PSA: Letter To all Graduates

Congratulations to the class of 2018 and to all graduates! The time at a college or university is unexplainable. It is hard to map out someone’s journey but when the diploma comes there is a sense of relief and anxiety. The relief that school is now a past time. The anxiety of what will happen next. This is the first time where there is no timeline of when classes will start again, no set schedule, and friends will scatter all over. There are some things people don’t prepare you for; hopefully my experience will give some insight.

 

 

 

 

I knew that things would change when I graduated but I was not prepared for the anxiety and stress I felt the days counting down to graduation. Everyone is giving their congratulations but there is the fear of the unknown. The first time my day to day was not planned out. I had total control or lack of control. I had a job lined up right after graduation in another state. The company would pay for my move, finally afford a cute apartment, and have a plan. Unfortunately, things do not always go as planned. A series of unfortunate events happened and I was no longer moving. Numerous sleepless nights and uneasy days, I spent applying to jobs. I was drinking an iced coffee everyday at Starbucks for hours on career websites. It was emotionally draining.

Everything I did that was not related to job applications, I felt guilty. I just wanted to start my career and have a steady adult income. Independence is a key to the adult world. Independence is something I highly value. Companies contacted me and I had numerous phone interviews. There was not a steady wave of places reaching out but peaks and dips. Some days it was silent. Others it was like Tetris, trying to fit the puzzle pieces together as quickly as possible. People would say, “everything will work out”, “you’ll find something”, or “you will be okay”. Those words never put me at ease but I felt even more stressed. Now other people are expecting you to be okay.

After a few offers in Boston, San Antonio, and The Bay Area, I chose the job that offered me the most money but it was teaching, when I knew I did not want to teach. After some self-talk I convinced others and myself this was a good choice. I moved to the Bay Area with a weeks notice. My friends and family gave me such sweet goodbyes. People were excited for my journey. When I got there I stayed with my cousin who was a two-hour commute from my new job. My boss told me the day before training that they changed my position and that I basically had no choice. I already moved everything I owned. When I started my position I realized my boss was a tyrant. She was condescending and never took ownership of any mistakes. Questions would lead to more work. I was working 12-hour days during the week and come in on the weekends. I also for the first time started to lose weight instead of the other way around.

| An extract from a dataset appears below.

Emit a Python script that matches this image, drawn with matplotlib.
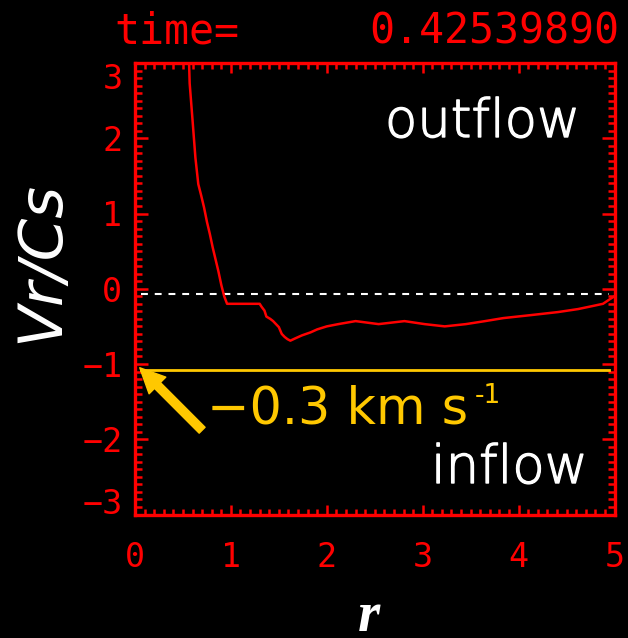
import matplotlib
matplotlib.use("Agg")
import matplotlib.pyplot as plt
import matplotlib.patheffects as pe
from matplotlib.ticker import MultipleLocator
from matplotlib.patches import FancyArrowPatch

# ---- data ----
r_vals = [0.55, 0.57, 0.60, 0.63, 0.66, 0.69, 0.72, 0.75, 0.78, 0.81, 0.84,
          0.87, 0.90, 0.93, 0.96, 1.30, 1.32, 1.35, 1.37, 1.41, 1.44, 1.47,
          1.50, 1.53, 1.56, 1.59, 1.62, 1.67, 1.74, 1.83, 1.90, 2.00, 2.12,
          2.30, 2.54, 2.81, 3.02, 3.23, 3.45, 3.65, 3.84, 4.13, 4.41, 4.62,
          4.77, 4.88, 4.95, 5.00]
vr_cs = [3.60, 2.73, 2.24, 1.74, 1.39, 1.24, 1.08, 0.89, 0.73, 0.55, 0.39,
         0.23, 0.05, -0.10, -0.20, -0.20, -0.24, -0.29, -0.37, -0.40, -0.43,
         -0.47, -0.51, -0.60, -0.64, -0.67, -0.69, -0.66, -0.62, -0.58, -0.54,
         -0.50, -0.47, -0.43, -0.47, -0.43, -0.47, -0.50, -0.47, -0.43, -0.39,
         -0.35, -0.31, -0.27, -0.23, -0.20, -0.14, -0.10]
ref_x = [0.06, 4.94]          # extent of the horizontal reference lines
zero_level = [-0.07, -0.07]   # dashed white line
inflow_level = [-1.08, -1.08] # yellow line (-0.3 km/s)
arrow_tip = (0.05, -1.05)
arrow_tail = (0.70, -1.88)
x_ticks = [0, 1, 2, 3, 4, 5]
y_ticks = [-3, -2, -1, 0, 1, 2, 3]
x_ticklabels = ["0", "1", "2", "3", "4", "5"]
y_ticklabels = ["\u22123", "\u22122", "\u22121", "0", "1", "2", "3"]
time_label = "time="
time_value = "0.42539890"

RED = "#FF0000"
YELLOW = "#FFC800"
W, H = 628, 638

fig = plt.figure(figsize=(W / 100, H / 100), dpi=100, facecolor="black")
ax = fig.add_axes([135 / W, 1 - 514.5 / H, 479.5 / W, 451.5 / H], facecolor="black")

def px(x, y):
    return x / W, 1 - y / H

ax.plot(r_vals, vr_cs, color=RED, lw=1.8, zorder=3)
ax.plot(ref_x, zero_level, color="white", lw=1.5, dashes=(3.3, 3.3), zorder=2)
ax.plot(ref_x, inflow_level, color=YELLOW, lw=2.0, zorder=2)

arrow = FancyArrowPatch(arrow_tail, arrow_tip,
                        arrowstyle="simple,head_length=0.9,head_width=0.85,tail_width=0.3",
                        mutation_scale=20, color=YELLOW, shrinkA=0, shrinkB=0, zorder=4)
ax.add_patch(arrow)

ax.set_xlim(0, 5)
ax.set_ylim(-3, 3)
ax.set_xticks(x_ticks)
ax.set_xticklabels(x_ticklabels)
ax.set_yticks(y_ticks)
ax.set_yticklabels(y_ticklabels)
ax.xaxis.set_minor_locator(MultipleLocator(0.1))
ax.yaxis.set_minor_locator(MultipleLocator(0.1))

for s in ax.spines.values():
    s.set_color(RED)
    s.set_linewidth(2.4)

ax.tick_params(axis="both", which="both", direction="in", colors=RED,
               top=True, right=True, width=1.8)
ax.tick_params(axis="x", which="major", length=7.5, pad=19)
ax.tick_params(axis="y", which="major", length=9.5, pad=9)
ax.tick_params(axis="x", which="minor", length=4.5)
ax.tick_params(axis="y", which="minor", length=5)
for lbl in ax.get_xticklabels() + ax.get_yticklabels():
    lbl.set_fontfamily("DejaVu Sans Mono")
    lbl.set_fontsize(24)
    lbl.set_color(RED)
ylbls = ax.get_yticklabels()
ylbls[-1].set_verticalalignment("top")
ylbls[0].set_verticalalignment("baseline")

# title text
fig.text(*px(114, 43), time_label, color=RED, family="DejaVu Sans Mono",
         fontsize=30, ha="left", va="baseline")
fig.text(*px(369, 43), time_value, color=RED, family="DejaVu Sans Mono",
         fontsize=30, ha="left", va="baseline")

# axis labels
fig.text(*px(42, 262), "Vr/Cs", color="white", family="DejaVu Sans",
         style="oblique", fontsize=44, rotation=90, ha="center", va="center")
fig.text(*px(369, 631), "r", color="white", family="Liberation Serif",
         style="italic", weight="bold", fontsize=41, ha="center", va="baseline")

# annotations
thick_white = [pe.withStroke(linewidth=1.0, foreground="white")]
fig.text(*px(385, 137), "outflow", color="white", family="DejaVu Sans",
         weight="light", fontsize=38, ha="left", va="baseline",
         path_effects=thick_white)
fig.text(*px(431, 483), "inflow", color="white", family="DejaVu Sans",
         weight="light", fontsize=38, ha="left", va="baseline",
         path_effects=thick_white)
fig.text(*px(207, 423), "\u22120.3 km s", color=YELLOW,
         family="DejaVu Sans", fontsize=36.5, ha="left", va="baseline")
fig.text(*px(475, 403), "-1", color=YELLOW,
         family="DejaVu Sans", fontsize=19, ha="left", va="baseline")

fig.savefig("out.png", dpi=100, facecolor="black")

I thought about things I learned along the way and hopefully they can help a recent graduate.

  1. When you interview, make sure YOU like the person who is interviewing you. Chances are if they are not giving you good vibes, they won’t at the work place either
  2. Connect with everyone who is in the industry you want to be in and if there are any openings. It does not hurt to have a conversation with them
  3. Negotiate the offer, (Women: We are less likely to negotiate but do it because we’re worth it)
  4. Accept the offer, you can always decline it later
  5. Put yourself before the company, they’re protecting their assets at the end of the day, not yours
  6. Ask people you know for resume and cover letter advice, they will give you a new perspective (don’t be embarrassed, they’ll most likely be happy to help)
  7. New friends are hard to make and chose them wisely
  8. Don’t rely on others whether it is someone in your life or your job for your happiness
  9. Say no and you don’t always have to explain yourself
  10. Set career goals and make sure your position is in trajectory with that goal

Lastly, take all advice with a grain of salt. Every person’s journey is different. I am still on mine.